» What is asked
Pictures should be excluded; otherwise, copy every entry exactly.

=== Material ===

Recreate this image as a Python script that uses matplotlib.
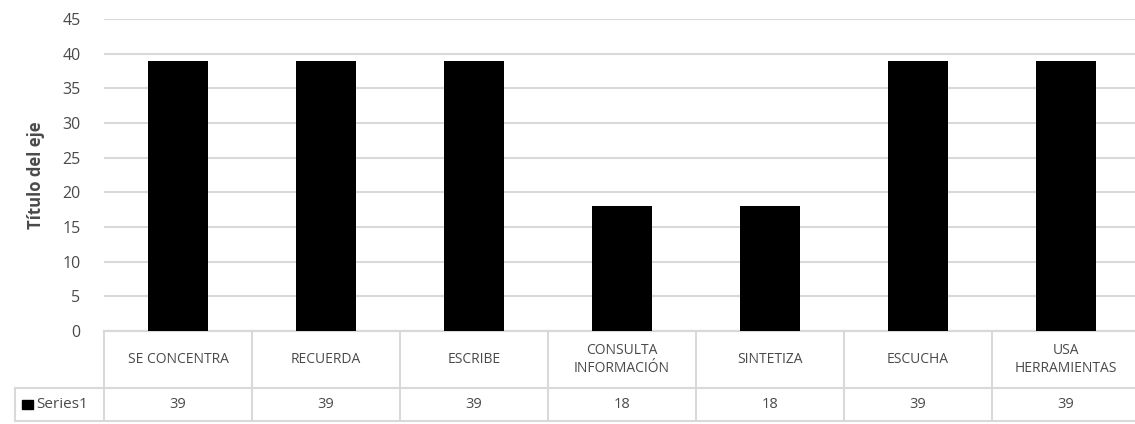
import matplotlib.pyplot as plt
from matplotlib.transforms import blended_transform_factory
from matplotlib.lines import Line2D
from matplotlib.patches import Rectangle

# categories and counts
categorias = ['SE CONCENTRA', 'RECUERDA', 'ESCRIBE', 'CONSULTA\nINFORMACIÓN',
              'SINTETIZA', 'ESCUCHA', 'USA\nHERRAMIENTAS']
valores = [39, 39, 39, 18, 18, 39, 39]
serie = 'Series1'

gris_texto = '#4a4a4a'
gris_linea = '#d9d9d9'
plt.rcParams['font.family'] = ['Open Sans', 'DejaVu Sans']

fig = plt.figure(figsize=(11.35, 4.24), dpi=100)
W, H = 1135, 424
ax = fig.add_axes([104 / W, (H - 331) / H, 1036 / W, 312 / H])

x = list(range(len(categorias)))
ax.bar(x, valores, width=0.4, color='black', zorder=3)

ax.set_xlim(-0.5, len(categorias) - 0.5)
ax.set_ylim(0, 45)
ax.set_yticks(range(0, 46, 5))
ax.yaxis.grid(True, color=gris_linea, linewidth=1.5, zorder=0)
ax.set_xticks([])
ax.tick_params(axis='y', length=0, pad=17, labelsize=11.5, labelcolor=gris_texto)
for s in ['top', 'right', 'left']:
    ax.spines[s].set_visible(False)
ax.spines['bottom'].set_color(gris_linea)
ax.spines['bottom'].set_linewidth(1.5)
ax.set_ylabel('Título del eje', fontsize=12, fontweight='bold', color=gris_texto, labelpad=12)

# data table under the plot
tr = blended_transform_factory(ax.transData, ax.transAxes)
px = 1 / 312
y1 = -57 * px   # bottom of category row
y2 = -90 * px   # bottom of value row
x_izq = -0.5 - 89 / 148
x_der = len(categorias) - 0.5
lk = dict(color=gris_linea, linewidth=1.5, transform=tr, clip_on=False)

ax.add_line(Line2D([-0.5, x_der], [0, 0], **lk))
ax.add_line(Line2D([x_izq, x_der], [y1, y1], **lk))
ax.add_line(Line2D([x_izq, x_der], [y2, y2], **lk))
ax.add_line(Line2D([x_izq, x_izq], [y1, y2], **lk))
for i in range(len(categorias) + 1):
    ax.add_line(Line2D([i - 0.5, i - 0.5], [0, y2], **lk))

for i, (c, v) in enumerate(zip(categorias, valores)):
    ax.text(i, y1 / 2, c, transform=tr, ha='center', va='center', fontsize=10,
            color=gris_texto, linespacing=1.3, clip_on=False)
    ax.text(i, (y1 + y2) / 2, str(v), transform=tr, ha='center', va='center',
            fontsize=10.5, color=gris_texto, clip_on=False)

# legend key in the table
ax.add_patch(Rectangle((x_izq + 7 / 148, (y1 + y2) / 2 - 4.5 * px), 11 / 148, 9 * px,
                       transform=tr, color='black', clip_on=False))
ax.text(x_izq + 21 / 148, (y1 + y2) / 2, serie, transform=tr, ha='left', va='center',
        fontsize=11, color=gris_texto, clip_on=False)

fig.savefig('out.png', dpi=100)
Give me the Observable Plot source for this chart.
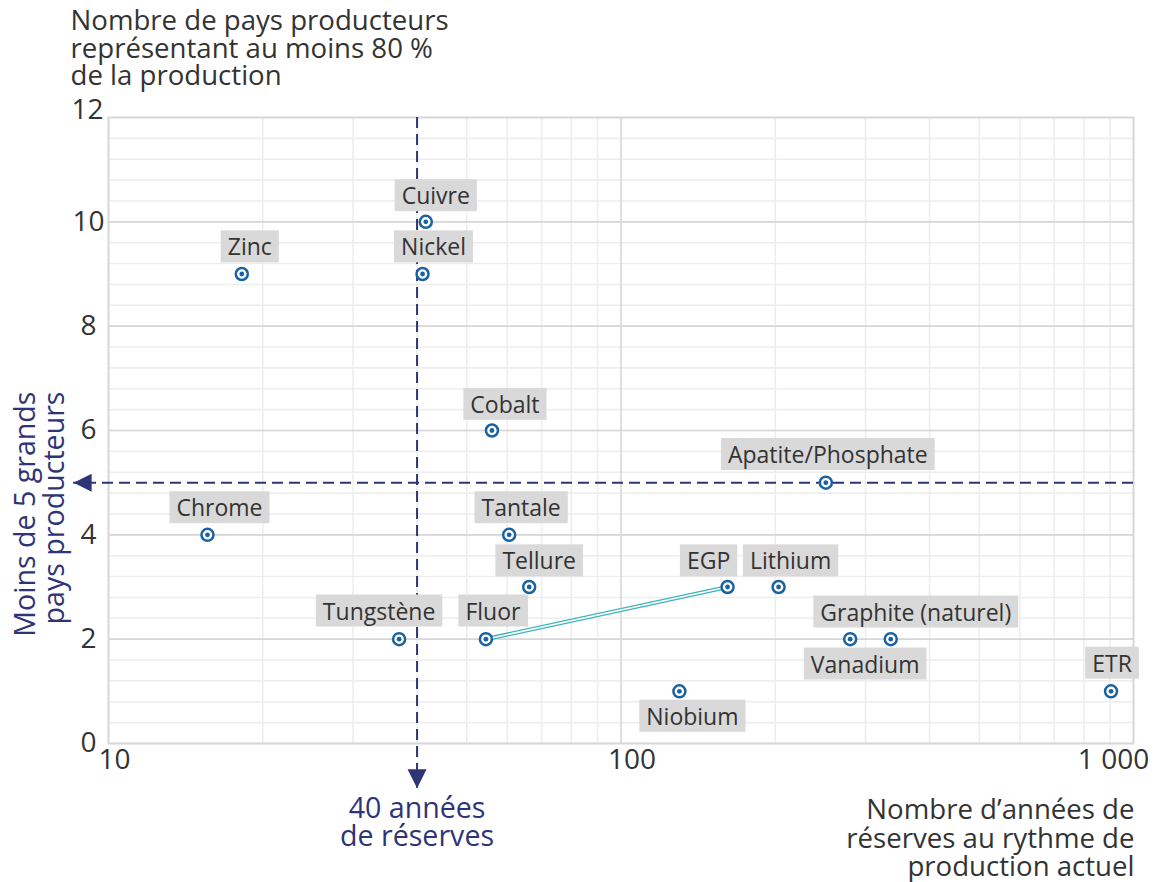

===

» Written reply
Recreate this image as a Python script that uses matplotlib.
import matplotlib.pyplot as plt
from matplotlib.transforms import blended_transform_factory
from matplotlib.lines import Line2D
from matplotlib.patches import Rectangle

# categories and counts
categorias = ['SE CONCENTRA', 'RECUERDA', 'ESCRIBE', 'CONSULTA\nINFORMACIÓN',
              'SINTETIZA', 'ESCUCHA', 'USA\nHERRAMIENTAS']
valores = [39, 39, 39, 18, 18, 39, 39]
serie = 'Series1'

gris_texto = '#4a4a4a'
gris_linea = '#d9d9d9'
plt.rcParams['font.family'] = ['Open Sans', 'DejaVu Sans']

fig = plt.figure(figsize=(11.35, 4.24), dpi=100)
W, H = 1135, 424
ax = fig.add_axes([104 / W, (H - 331) / H, 1036 / W, 312 / H])

x = list(range(len(categorias)))
ax.bar(x, valores, width=0.4, color='black', zorder=3)

ax.set_xlim(-0.5, len(categorias) - 0.5)
ax.set_ylim(0, 45)
ax.set_yticks(range(0, 46, 5))
ax.yaxis.grid(True, color=gris_linea, linewidth=1.5, zorder=0)
ax.set_xticks([])
ax.tick_params(axis='y', length=0, pad=17, labelsize=11.5, labelcolor=gris_texto)
for s in ['top', 'right', 'left']:
    ax.spines[s].set_visible(False)
ax.spines['bottom'].set_color(gris_linea)
ax.spines['bottom'].set_linewidth(1.5)
ax.set_ylabel('Título del eje', fontsize=12, fontweight='bold', color=gris_texto, labelpad=12)

# data table under the plot
tr = blended_transform_factory(ax.transData, ax.transAxes)
px = 1 / 312
y1 = -57 * px   # bottom of category row
y2 = -90 * px   # bottom of value row
x_izq = -0.5 - 89 / 148
x_der = len(categorias) - 0.5
lk = dict(color=gris_linea, linewidth=1.5, transform=tr, clip_on=False)

ax.add_line(Line2D([-0.5, x_der], [0, 0], **lk))
ax.add_line(Line2D([x_izq, x_der], [y1, y1], **lk))
ax.add_line(Line2D([x_izq, x_der], [y2, y2], **lk))
ax.add_line(Line2D([x_izq, x_izq], [y1, y2], **lk))
for i in range(len(categorias) + 1):
    ax.add_line(Line2D([i - 0.5, i - 0.5], [0, y2], **lk))

for i, (c, v) in enumerate(zip(categorias, valores)):
    ax.text(i, y1 / 2, c, transform=tr, ha='center', va='center', fontsize=10,
            color=gris_texto, linespacing=1.3, clip_on=False)
    ax.text(i, (y1 + y2) / 2, str(v), transform=tr, ha='center', va='center',
            fontsize=10.5, color=gris_texto, clip_on=False)

# legend key in the table
ax.add_patch(Rectangle((x_izq + 7 / 148, (y1 + y2) / 2 - 4.5 * px), 11 / 148, 9 * px,
                       transform=tr, color='black', clip_on=False))
ax.text(x_izq + 21 / 148, (y1 + y2) / 2, serie, transform=tr, ha='left', va='center',
        fontsize=11, color=gris_texto, clip_on=False)

fig.savefig('out.png', dpi=100)
Give me the Observable Plot source for this chart.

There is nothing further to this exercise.